A défaut d’avoir encore identifié les responsables de la mort de Jean Leccia, directeur général des services du conseil général de Haute­Corse, tué, le 23 mars 2014, au sortir d’une soirée électorale, la justice a ouvert, fin 2014, « une piste non encore explorée ». « Il nous paraît utile, disent les enquêteurs dans une note de travail transmise au juge chargé de l’affaire à Marseille, de développer l’hypothèse d’un mobile lié aux marchés de travaux publics en Corse et (…) au conflit entre la société Betag, la Société routière de Haute­Corse (SRHC) et la SAS Corse Travaux ». Plusieurs dizaines de personnes, dont les plus hautes autorités politiques de Corse, ont été entendues dans ce dossier criminel qui lève le voile sur l’aveuglement des services de l’Etat, le rôle trouble des collectivités territoriales et une guerre sans merci entre les entreprises insulaires de BTP.

Abattu dans sa voiture, vers 23 h 15, alors qu’il revenait du dépouillement des élections municipales à San ­Gavino ­di ­Fiumorbo, sa commune natale, où régnaient de vives tensions, les enquêteurs ont d’abord exploré la piste locale.
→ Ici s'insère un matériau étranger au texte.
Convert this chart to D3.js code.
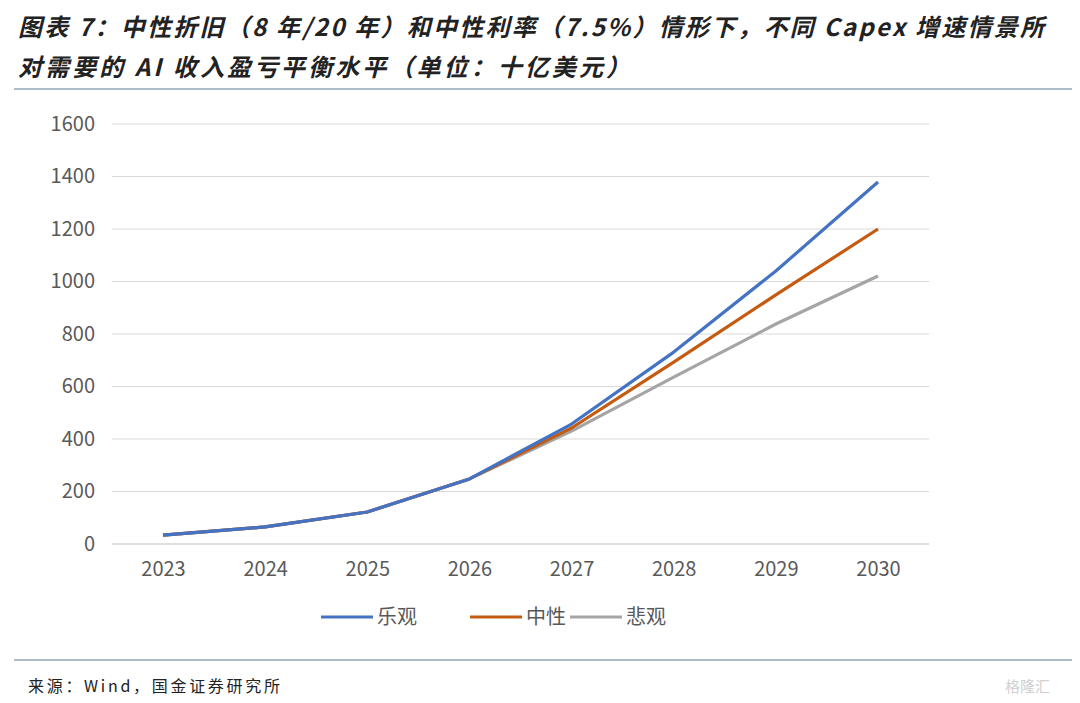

La victime soutenait, en effet, la liste menée par sa fille contre le maire sortant, accusé de malversations par ses opposants.

Les investigations attesteront l’existence d’affrontements physiques et la collusion entre le maire et une petite entreprise travaillant exclusivement pour la commune. Entre 2005 et 2013, 365 743 euros sont encaissés par la société BTP La plaine. Plus de la moitié des fonds sont retirés en espèces peu avant les virements. Une manne qui cesse brutalement après l’arrêt des subventions du conseil général de Haute ­Corse.

Liens avec des voyous

Ce mobile, enrichi de liens avérés avec des voyous et d’une lutte locale pour le contrôle de la communauté de communes, acteur ­clé pour les marchés de déchets, a été abandonné fin 2014. Les enquêteurs s’orientent alors sur « l’opposition de plus en plus forte entre le défunt, présenté comme le M. Propre de la collectivité territoriale », et un membre du conseil général de Haute ­Corse, « aux responsabilités aussi floues que présumées déterminantes ».
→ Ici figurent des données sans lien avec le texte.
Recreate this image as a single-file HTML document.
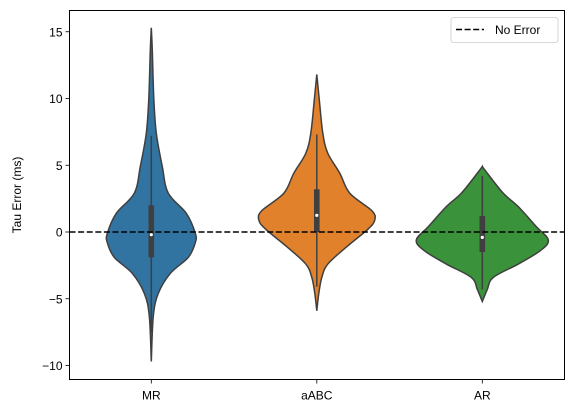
<!DOCTYPE html>
<html><head><meta charset="utf-8"><style>
html,body{margin:0;padding:0;background:#fff;}
svg{display:block;font-family:"Liberation Sans","DejaVu Sans",sans-serif;}
</style></head><body>
<svg id="chart" width="574" height="413">
<g id="plot"></g>
</svg>
<script>
const categories=["MR","aABC","AR"];
const colors=["#3274a1","#e1812c","#3a923a"];
// density profiles: y values (ms) and relative half-widths
const mrY=[15.3,13.6,10,7.4,4.9,2.9,1.4,-0.1,-0.8,-1.9,-3.1,-4.6,-6.3,-9.7];
const mrW=[0,1,2.5,5,11,17,35,44,44,37,19,7,2,0];
const abcY=[11.8,9.9,7.4,5.9,4.4,2.9,1.6,0.9,0.2,-1.1,-2.4,-3.4,-4.6,-5.9];
const abcW=[0,2.5,6,11,23,33,55,58,51,30,11,5,2,0];
const arY=[4.9,4.4,2.9,1.9,0.4,-0.6,-1.4,-2.4,-3.4,-4.3,-5.2];
const arW=[0,5,21,36,54,66,58,36,11,5,0];
const q1=[-1.9,0.0,-1.5];
const q3=[2.0,3.2,1.2];
const medians=[-0.2,1.25,-0.4];
const whiskLo=[-7.5,-4.1,-4.3];
const whiskHi=[7.2,7.3,4.2];
const yTicks=[15,10,5,0,-5,-10];

const L=69.5,R=564.5,T=10.5,B=379.5;
const y0px=232,pxPerUnit=13.35;
const yS=v=>y0px-v*pxPerUnit;
const xS=i=>151.3+i*165.5;
const NS="http://www.w3.org/2000/svg";
const svg=document.getElementById('chart');
const plot=document.getElementById('plot');
function mk(tag,attrs,parent){const e=document.createElementNS(NS,tag);for(const k in attrs)e.setAttribute(k,attrs[k]);(parent||plot).appendChild(e);return e;}
function smooth(pts){let d="M"+pts[0][0]+","+pts[0][1];for(let i=0;i<pts.length-1;i++){const p0=pts[Math.max(0,i-1)],p1=pts[i],p2=pts[i+1],p3=pts[Math.min(pts.length-1,i+2)];const c1=[p1[0]+(p2[0]-p0[0])/6,p1[1]+(p2[1]-p0[1])/6],c2=[p2[0]-(p3[0]-p1[0])/6,p2[1]-(p3[1]-p1[1])/6];d+=" C"+c1[0].toFixed(2)+","+c1[1].toFixed(2)+" "+c2[0].toFixed(2)+","+c2[1].toFixed(2)+" "+p2[0].toFixed(2)+","+p2[1].toFixed(2);}return d;}
const profY=[mrY,abcY,arY],profW=[mrW,abcW,arW];
categories.forEach((c,i)=>{
  const cx=xS(i);
  const right=profY[i].map((v,k)=>[cx+profW[i][k],yS(v)]);
  const left=profY[i].map((v,k)=>[cx-profW[i][k],yS(v)]).reverse();
  const d=smooth(right)+" "+smooth(left).replace(/^M/,"L")+" Z";
  const p=mk('path',{d:d,fill:colors[i],stroke:'#3f3f3f','stroke-width':1.5});
  
  
  const w=mk('line',{x1:cx,x2:cx,y1:yS(whiskHi[i]),y2:yS(whiskLo[i]),stroke:'#3f3f3f','stroke-width':1.5});
  
  
  const b=mk('rect',{x:cx-2.8,width:5.6,y:yS(q3[i]),height:yS(q1[i])-yS(q3[i]),fill:'#3f3f3f'});
  
  
  const m=mk('circle',{cx:cx,cy:yS(medians[i]),r:1.6,fill:'#fff'});
  
  
  const t=mk('line',{x1:cx,x2:cx,y1:B,y2:B+4,stroke:'#000','stroke-width':0.8});
  
  
  const lb=mk('text',{x:cx,y:B+20,'text-anchor':'middle','font-size':12,fill:'#000'});
  lb.textContent=c;
  
  
});
yTicks.forEach(v=>{
  const t=mk('line',{x1:L-4,x2:L,y1:yS(v),y2:yS(v),stroke:'#000','stroke-width':0.8});
  
  
  const lb=mk('text',{x:L-7,y:yS(v)+4.5,'text-anchor':'end','font-size':12,fill:'#000'});
  lb.textContent=v<0?"\u2212"+Math.abs(v):String(v);
  
  
});
const zl=mk('line',{x1:L,x2:R,y1:yS(0),y2:yS(0),stroke:'#000','stroke-width':1.6,'stroke-dasharray':'6,2.6'});


const fr=mk('rect',{x:L,y:T,width:R-L,height:B-T,fill:'none',stroke:'#000','stroke-width':1});


const yl=mk('text',{x:0,y:0,transform:'translate(21,195) rotate(-90)','text-anchor':'middle','font-size':12,fill:'#000'});
yl.textContent="Tau Error (ms)";


const lg=mk('g',{});


mk('rect',{x:451,y:17.5,width:107,height:25,rx:2.5,fill:'#fff','fill-opacity':0.8,stroke:'#ccc','stroke-width':0.8},lg);
const ll=mk('line',{x1:456,x2:484,y1:29.5,y2:29.5,stroke:'#000','stroke-width':1.6,'stroke-dasharray':'6,2.6'},lg);


const lt=mk('text',{x:495,y:34,'font-size':12,fill:'#000'},lg);
lt.textContent="No Error";


</script>
</body></html>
L’enquête se focalise, aujourd’hui, sur le rôle joué par Jean Leccia dans les marchés d’entretien du réseau routier et l’irruption de la société Betag. Jusque ­là, la SRHC et Corse travaux se partageaient ce marché. Les deux entreprises disposent de leurs propres centrales à bitume installées sur l’île, un atout indispensable pour prétendre à l’obtention de ces contrats, parmi les plus lucratifs de l’île.
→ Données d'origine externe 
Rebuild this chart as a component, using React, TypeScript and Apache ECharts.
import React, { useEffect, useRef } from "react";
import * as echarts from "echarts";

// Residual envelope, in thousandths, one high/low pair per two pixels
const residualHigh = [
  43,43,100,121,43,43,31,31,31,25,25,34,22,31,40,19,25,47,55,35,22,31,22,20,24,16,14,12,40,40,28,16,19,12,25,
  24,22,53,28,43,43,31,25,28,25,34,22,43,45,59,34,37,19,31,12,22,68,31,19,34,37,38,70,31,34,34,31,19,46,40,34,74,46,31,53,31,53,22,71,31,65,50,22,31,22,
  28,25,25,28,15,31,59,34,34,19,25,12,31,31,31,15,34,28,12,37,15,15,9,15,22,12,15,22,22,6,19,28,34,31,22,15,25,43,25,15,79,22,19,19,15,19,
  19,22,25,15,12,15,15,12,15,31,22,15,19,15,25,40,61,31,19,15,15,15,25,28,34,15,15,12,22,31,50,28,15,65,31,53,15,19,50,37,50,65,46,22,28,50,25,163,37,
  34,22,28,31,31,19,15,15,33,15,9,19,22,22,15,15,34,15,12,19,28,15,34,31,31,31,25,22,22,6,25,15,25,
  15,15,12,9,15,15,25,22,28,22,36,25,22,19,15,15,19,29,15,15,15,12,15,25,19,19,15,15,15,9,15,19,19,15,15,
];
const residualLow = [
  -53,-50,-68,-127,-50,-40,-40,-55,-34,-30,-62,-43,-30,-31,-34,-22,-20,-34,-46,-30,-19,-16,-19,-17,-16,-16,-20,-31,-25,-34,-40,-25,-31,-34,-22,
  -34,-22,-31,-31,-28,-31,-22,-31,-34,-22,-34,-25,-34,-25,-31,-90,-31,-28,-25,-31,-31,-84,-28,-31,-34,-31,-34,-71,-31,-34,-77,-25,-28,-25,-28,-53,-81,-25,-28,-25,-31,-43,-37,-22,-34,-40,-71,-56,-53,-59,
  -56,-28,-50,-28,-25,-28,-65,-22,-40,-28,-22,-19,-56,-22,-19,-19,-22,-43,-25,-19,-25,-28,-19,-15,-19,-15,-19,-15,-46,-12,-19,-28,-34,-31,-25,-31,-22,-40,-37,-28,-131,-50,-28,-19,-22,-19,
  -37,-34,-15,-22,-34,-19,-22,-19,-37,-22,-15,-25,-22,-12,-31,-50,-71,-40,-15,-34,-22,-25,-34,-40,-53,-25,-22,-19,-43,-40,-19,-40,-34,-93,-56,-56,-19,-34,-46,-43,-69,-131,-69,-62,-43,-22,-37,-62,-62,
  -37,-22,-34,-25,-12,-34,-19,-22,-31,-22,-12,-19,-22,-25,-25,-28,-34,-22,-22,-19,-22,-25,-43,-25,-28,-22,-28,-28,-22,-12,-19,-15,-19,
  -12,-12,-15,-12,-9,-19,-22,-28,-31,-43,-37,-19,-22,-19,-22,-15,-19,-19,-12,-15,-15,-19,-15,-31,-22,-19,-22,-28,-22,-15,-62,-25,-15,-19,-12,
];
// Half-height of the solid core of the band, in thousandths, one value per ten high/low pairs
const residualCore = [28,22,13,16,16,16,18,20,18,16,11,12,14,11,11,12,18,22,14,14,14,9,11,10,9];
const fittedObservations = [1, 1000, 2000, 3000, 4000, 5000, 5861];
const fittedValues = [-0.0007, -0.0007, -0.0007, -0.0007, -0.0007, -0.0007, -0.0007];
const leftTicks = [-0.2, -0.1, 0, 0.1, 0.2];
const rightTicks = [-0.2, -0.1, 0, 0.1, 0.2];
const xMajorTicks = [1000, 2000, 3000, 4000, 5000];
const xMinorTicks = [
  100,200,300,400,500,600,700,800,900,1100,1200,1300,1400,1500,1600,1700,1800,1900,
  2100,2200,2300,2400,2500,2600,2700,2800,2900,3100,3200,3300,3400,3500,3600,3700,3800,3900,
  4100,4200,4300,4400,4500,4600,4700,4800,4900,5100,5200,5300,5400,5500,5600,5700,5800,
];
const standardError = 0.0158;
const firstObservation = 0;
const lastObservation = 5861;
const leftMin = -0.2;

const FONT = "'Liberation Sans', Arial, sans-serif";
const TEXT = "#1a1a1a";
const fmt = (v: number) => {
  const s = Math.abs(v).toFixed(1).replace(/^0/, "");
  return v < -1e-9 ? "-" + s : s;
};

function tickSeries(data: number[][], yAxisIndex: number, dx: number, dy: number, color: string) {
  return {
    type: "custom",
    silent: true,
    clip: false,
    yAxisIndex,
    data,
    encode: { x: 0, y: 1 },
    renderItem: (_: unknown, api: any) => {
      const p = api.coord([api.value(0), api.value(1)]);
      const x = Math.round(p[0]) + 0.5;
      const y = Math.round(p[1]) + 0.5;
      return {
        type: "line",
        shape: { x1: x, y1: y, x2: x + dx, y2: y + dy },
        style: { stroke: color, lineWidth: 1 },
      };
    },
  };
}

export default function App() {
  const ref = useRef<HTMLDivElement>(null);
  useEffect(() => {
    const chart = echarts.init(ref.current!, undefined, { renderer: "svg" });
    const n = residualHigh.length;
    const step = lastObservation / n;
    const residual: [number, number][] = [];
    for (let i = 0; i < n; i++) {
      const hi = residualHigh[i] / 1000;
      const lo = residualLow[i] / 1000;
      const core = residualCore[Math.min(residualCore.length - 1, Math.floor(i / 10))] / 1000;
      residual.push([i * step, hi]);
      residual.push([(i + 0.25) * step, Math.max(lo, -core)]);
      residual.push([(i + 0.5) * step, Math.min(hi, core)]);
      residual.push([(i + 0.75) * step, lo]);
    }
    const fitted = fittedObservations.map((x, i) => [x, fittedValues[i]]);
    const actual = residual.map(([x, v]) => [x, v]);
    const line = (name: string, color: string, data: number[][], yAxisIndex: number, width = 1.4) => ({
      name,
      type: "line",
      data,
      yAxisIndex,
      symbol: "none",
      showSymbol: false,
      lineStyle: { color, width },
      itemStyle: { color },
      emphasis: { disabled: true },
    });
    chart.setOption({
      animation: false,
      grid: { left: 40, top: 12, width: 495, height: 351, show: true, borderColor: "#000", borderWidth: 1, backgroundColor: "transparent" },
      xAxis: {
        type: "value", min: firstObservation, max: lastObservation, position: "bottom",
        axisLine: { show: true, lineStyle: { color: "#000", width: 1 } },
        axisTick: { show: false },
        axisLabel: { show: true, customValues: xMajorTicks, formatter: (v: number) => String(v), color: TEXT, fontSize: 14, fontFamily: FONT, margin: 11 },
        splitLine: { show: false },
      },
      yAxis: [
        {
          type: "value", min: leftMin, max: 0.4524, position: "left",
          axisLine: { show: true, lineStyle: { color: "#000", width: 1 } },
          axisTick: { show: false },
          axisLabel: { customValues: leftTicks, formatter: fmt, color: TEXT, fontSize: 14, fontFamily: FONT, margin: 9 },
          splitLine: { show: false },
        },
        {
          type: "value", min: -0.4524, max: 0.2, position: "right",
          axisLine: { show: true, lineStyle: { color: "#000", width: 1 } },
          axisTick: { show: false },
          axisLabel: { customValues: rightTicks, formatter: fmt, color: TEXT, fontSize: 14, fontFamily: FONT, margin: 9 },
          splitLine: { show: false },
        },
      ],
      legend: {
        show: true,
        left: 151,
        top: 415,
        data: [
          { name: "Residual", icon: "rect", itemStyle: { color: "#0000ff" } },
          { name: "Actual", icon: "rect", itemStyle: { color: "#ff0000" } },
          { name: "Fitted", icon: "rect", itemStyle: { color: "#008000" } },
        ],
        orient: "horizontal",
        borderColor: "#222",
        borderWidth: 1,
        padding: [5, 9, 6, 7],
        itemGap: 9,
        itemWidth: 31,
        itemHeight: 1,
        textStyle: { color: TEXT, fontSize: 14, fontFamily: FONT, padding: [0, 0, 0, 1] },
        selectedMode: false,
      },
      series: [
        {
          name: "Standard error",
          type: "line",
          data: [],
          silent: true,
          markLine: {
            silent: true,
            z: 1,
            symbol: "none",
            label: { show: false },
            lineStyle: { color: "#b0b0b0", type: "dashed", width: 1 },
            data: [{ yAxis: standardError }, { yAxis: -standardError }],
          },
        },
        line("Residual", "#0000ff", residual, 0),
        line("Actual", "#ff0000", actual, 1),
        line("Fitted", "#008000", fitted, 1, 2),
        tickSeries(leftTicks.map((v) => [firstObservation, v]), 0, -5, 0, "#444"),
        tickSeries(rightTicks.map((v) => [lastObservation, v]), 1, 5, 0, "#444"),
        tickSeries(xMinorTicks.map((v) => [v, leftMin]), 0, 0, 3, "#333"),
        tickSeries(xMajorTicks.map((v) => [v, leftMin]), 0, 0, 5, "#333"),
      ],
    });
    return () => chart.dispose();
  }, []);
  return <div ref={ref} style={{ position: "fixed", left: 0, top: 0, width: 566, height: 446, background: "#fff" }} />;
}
« Fin 2013, rapporte une note des enquêteurs, il apparaît, à la surprise générale, qu’un troisième opérateur manifeste son intention de s’implanter sur le marché du bitume, le groupe Brandizi, via la société Betag. » Alors qu’il semble ne pas avoir les moyens techniques et les autorisations nécessaires pour répondre à ces marchés, ce nouvel acteur voit, début 2014, tous les obstacles se lever un à un.

En janvier 2014, la Collectivité territoriale de Corse, dirigée par Paul Giacobbi, modifie les règles d’attributions du marché de l’entretien du réseau routier territorial. « Contrairement aux formulations habituelles, disent les policiers, les sociétés ayant une demande d’autorisation d’exploitation d’une centrale de bitume accordée ou en cours d’instruction » sont autorisées à concourir, ce qui permet à Betag de postuler.

«Procédure totalement inédite»

Le 14 mars 2014, les services de l’Etat accordent finalement à Betag l’agrément « pour une centrale temporaire d’enrobage à chaud ». Pourtant, l’obtention d’une telle autorisation n’est permise que pour des marchés de travaux d’une durée maximale d’un an, condition non remplie en l’espèce, d’après les policiers.

Enfin, le 17 mars, le président du conseil général de Haute ­Corse, Joseph Castelli, fait signer à Jean Leccia, en sa qualité de directeur général de services, un courrier indiquant aux sociétés SRHC et Corse Travaux « la non ­reconduction annuelle du marché alloué pour quatre ans ». Les enquêteurs affirment que la « procédure est conforme à la réglementation mais totalement inédite ». Jean Leccia a-t-­il payé de sa vie la volonté de bloquer cette procédure dérogatoire ou au contraire, celle de la favoriser ?

Le 23 mars, il tombe sous les balles de tueurs.

Interrogés en qualité de témoins, MM. Giacobbi et Castelli se sont abrités derrière le contrôle de l’Etat sur les marchés publics et ont défendu le changement de règles au nom de « la concurrence et du meilleur prix » en démentant toute concertation. Patrick Brandizi, président du groupe contrôlant Betag, a renchéri, assurant qu’il s’agissait, avant tout, de mettre fin « à un monopole de trente ans sur ces marchés ».